Washington Irving's story has a larger than folklorist meaning as Rip Van Winkle's "enchanted sleep" of twenty years is, as literary scholar Charles Neider writes,
...a fairy tale of bewitchment and a story of the magical changes wrought by Time.
While he is young and wanders off, the Kaatskill Mountains area is part of the thirteen original colonies with King George III of England as ruler. After Rip awakens and returns to town, he sees a sign over the tavern that reads, "George Washington" and he is absolutely baffled because he has slept through the entire Revolutionary War. Now, instead of the leisurely manner of those who sat on the benches of the old inn and the conviviality he shared with them, Rip does not recognize the crowd of "busy, bustling disputatious" people, who now disturb the old tranquility.
With the passages in which Rip Van Winkle is astounded by the changes in the character of the people and the appearance of the inn, Irving expresses his Romantic tendency to return to the past. Indeed, his nostalgia for the "drowsy tranquility" of a previous age is apparent in the narrative's end as Irving appears to value Rip's rustic innocence and kindness more than the wordliness of the new Americans.
What causes Rip's deep sleep in "Rip Van Winkle"?
To escape his nagging wife, Rip often wanders off into the Catskill Mountains to hunt. On one such expedition, he comes across the ghosts of Henry Hudson's men. Hudson was an English explorer of the early seventeenth century, famous for his voyages around modern-day New York. After hearing the sound of thunder, Rip follows Hudson's men deep into the wilderness. While the men play a game of nine-pins, Rip drinks a particularly heady brew that sends him into the deepest of deep slumbers.

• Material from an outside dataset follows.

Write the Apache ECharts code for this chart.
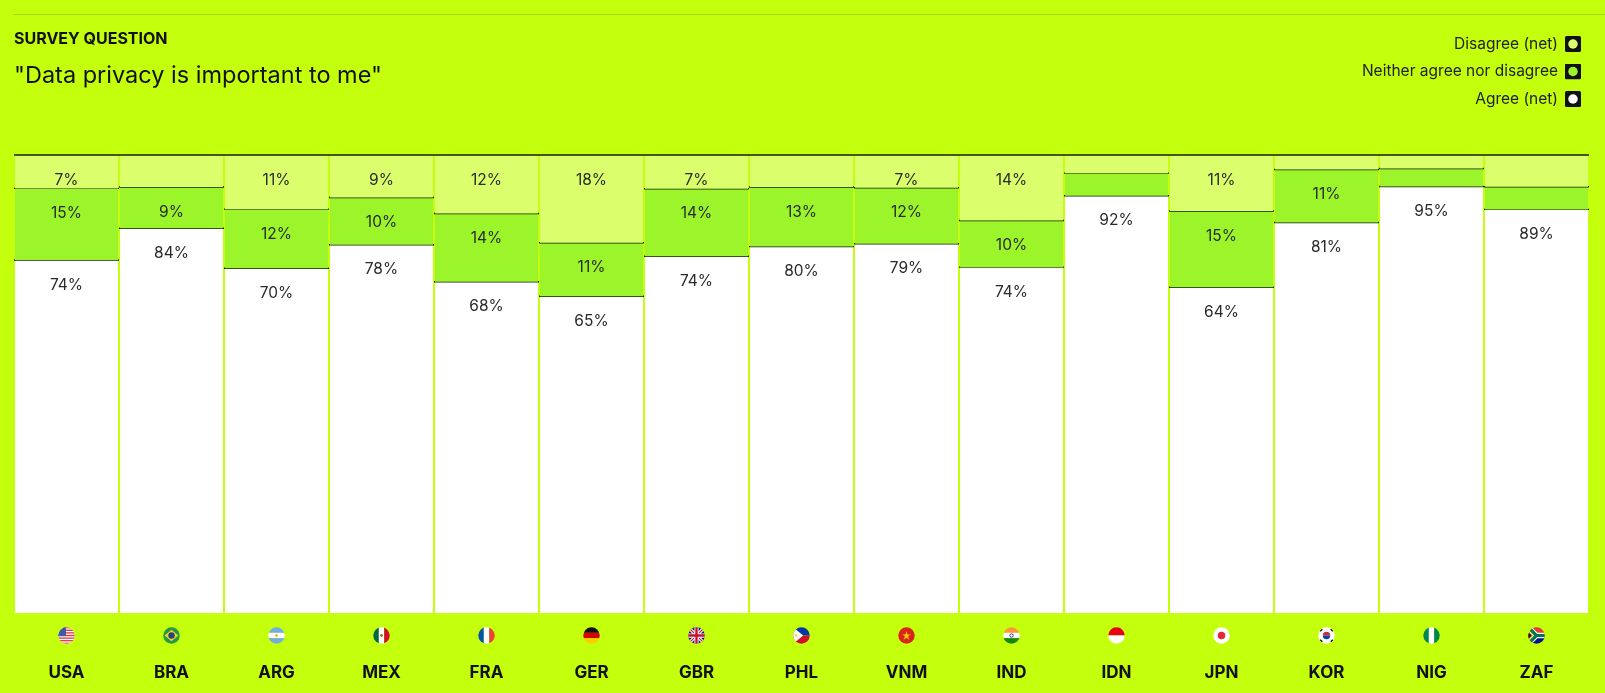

The mysterious purple liquor drunk by Rip clearly has magical properties, and it's these properties that send him off to the Land of Nod for the next twenty years. This is just one of the many folkloric elements in the story. Magic potions of some kind or another are commonly used in fantasies and fairy tales. They offer characters a means of escape from an often harsh, uncomprehending world. Rip Van Winkle feels completely at odds with the society in which he lives, and it is only through wandering off into the Catskills and deeply imbibing the magic sleeping draught that he can escape it completely.